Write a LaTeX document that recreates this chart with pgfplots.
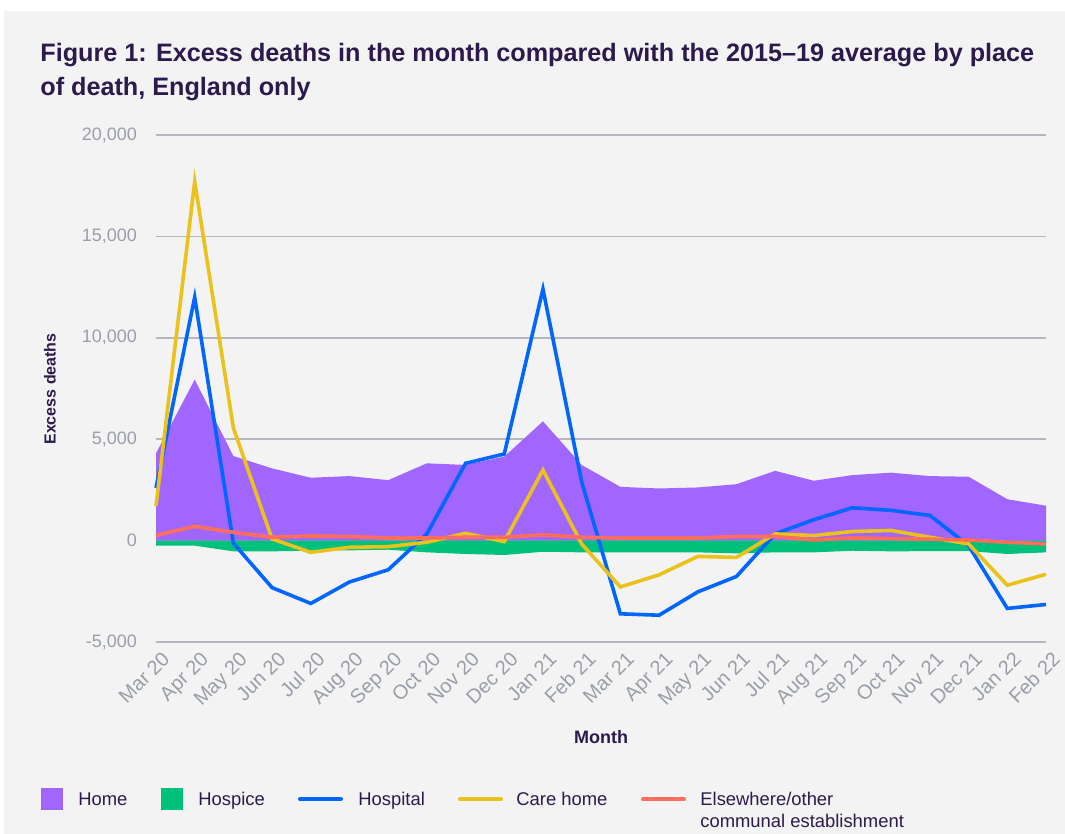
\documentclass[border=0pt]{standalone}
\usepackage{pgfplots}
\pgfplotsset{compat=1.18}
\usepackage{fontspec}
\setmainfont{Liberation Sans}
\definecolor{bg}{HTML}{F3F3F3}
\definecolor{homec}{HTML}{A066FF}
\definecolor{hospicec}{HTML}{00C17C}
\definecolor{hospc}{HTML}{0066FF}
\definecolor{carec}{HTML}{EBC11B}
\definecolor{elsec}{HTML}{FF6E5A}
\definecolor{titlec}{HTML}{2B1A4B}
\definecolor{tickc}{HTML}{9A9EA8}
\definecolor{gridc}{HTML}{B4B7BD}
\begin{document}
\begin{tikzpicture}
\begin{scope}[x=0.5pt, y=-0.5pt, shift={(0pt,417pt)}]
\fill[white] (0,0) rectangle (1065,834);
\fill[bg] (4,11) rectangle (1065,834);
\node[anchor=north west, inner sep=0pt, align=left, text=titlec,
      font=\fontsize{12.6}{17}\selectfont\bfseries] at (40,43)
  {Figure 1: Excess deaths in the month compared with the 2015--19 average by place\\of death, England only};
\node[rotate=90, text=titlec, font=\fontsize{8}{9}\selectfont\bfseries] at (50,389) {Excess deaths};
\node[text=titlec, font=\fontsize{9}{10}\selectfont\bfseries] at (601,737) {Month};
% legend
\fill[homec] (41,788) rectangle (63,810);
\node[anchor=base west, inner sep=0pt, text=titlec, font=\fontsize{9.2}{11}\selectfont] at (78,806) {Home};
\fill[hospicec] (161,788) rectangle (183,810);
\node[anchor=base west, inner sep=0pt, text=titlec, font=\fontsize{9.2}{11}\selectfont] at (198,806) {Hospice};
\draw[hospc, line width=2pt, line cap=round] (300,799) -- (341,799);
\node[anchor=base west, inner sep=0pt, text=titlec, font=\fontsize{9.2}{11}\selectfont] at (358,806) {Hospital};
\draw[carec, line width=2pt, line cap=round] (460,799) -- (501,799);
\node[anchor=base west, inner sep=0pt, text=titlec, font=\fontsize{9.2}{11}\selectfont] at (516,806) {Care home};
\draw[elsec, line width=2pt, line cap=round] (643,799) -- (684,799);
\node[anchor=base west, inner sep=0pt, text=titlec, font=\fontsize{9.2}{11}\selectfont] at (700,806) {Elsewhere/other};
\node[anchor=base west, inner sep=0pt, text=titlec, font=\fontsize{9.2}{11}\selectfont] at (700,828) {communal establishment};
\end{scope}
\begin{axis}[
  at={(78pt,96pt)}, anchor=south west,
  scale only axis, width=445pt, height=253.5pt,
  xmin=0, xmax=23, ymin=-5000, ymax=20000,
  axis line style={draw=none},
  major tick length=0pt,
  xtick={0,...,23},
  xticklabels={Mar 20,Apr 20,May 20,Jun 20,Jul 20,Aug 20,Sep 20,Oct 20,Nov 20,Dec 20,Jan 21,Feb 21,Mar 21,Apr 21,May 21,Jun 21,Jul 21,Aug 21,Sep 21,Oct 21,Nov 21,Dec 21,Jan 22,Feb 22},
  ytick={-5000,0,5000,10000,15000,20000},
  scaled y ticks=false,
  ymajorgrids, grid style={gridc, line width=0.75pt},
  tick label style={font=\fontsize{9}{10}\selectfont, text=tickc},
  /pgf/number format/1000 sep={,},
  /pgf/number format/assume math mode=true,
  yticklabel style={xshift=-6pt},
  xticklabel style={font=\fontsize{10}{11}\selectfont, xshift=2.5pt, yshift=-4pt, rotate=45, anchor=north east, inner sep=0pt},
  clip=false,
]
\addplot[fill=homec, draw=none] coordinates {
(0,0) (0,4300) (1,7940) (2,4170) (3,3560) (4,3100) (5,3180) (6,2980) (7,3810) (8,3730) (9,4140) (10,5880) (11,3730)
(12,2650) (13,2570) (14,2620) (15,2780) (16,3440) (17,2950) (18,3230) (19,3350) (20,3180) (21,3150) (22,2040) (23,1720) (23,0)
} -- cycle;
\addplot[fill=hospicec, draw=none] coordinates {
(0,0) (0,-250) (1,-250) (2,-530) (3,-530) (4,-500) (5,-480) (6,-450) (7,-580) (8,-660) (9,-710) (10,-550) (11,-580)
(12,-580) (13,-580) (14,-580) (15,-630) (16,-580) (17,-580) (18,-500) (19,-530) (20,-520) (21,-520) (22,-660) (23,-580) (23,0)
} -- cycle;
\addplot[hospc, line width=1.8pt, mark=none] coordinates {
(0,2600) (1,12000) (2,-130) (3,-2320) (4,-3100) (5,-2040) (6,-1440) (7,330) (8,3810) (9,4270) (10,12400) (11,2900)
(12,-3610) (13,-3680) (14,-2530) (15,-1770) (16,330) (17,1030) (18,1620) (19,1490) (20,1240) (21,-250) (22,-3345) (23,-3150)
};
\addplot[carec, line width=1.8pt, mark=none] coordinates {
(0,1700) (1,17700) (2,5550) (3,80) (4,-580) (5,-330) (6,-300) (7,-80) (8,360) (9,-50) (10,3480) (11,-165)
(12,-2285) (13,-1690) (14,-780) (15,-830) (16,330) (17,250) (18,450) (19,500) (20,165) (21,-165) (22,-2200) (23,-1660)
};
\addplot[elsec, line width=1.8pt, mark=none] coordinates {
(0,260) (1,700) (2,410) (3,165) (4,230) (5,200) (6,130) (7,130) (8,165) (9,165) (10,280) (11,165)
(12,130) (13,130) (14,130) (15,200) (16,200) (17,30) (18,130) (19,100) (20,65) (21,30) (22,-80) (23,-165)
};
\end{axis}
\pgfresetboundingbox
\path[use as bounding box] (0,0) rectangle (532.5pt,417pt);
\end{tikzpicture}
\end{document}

__________

DIRECTIONS>
Every line of the listing that holds "with" should be found and copied.

WRITTEN SOLUTION>
Write a LaTeX document that recreates this chart with pgfplots.
  {Figure 1: Excess deaths in the month compared with the 2015--19 average by place\\of death, England only};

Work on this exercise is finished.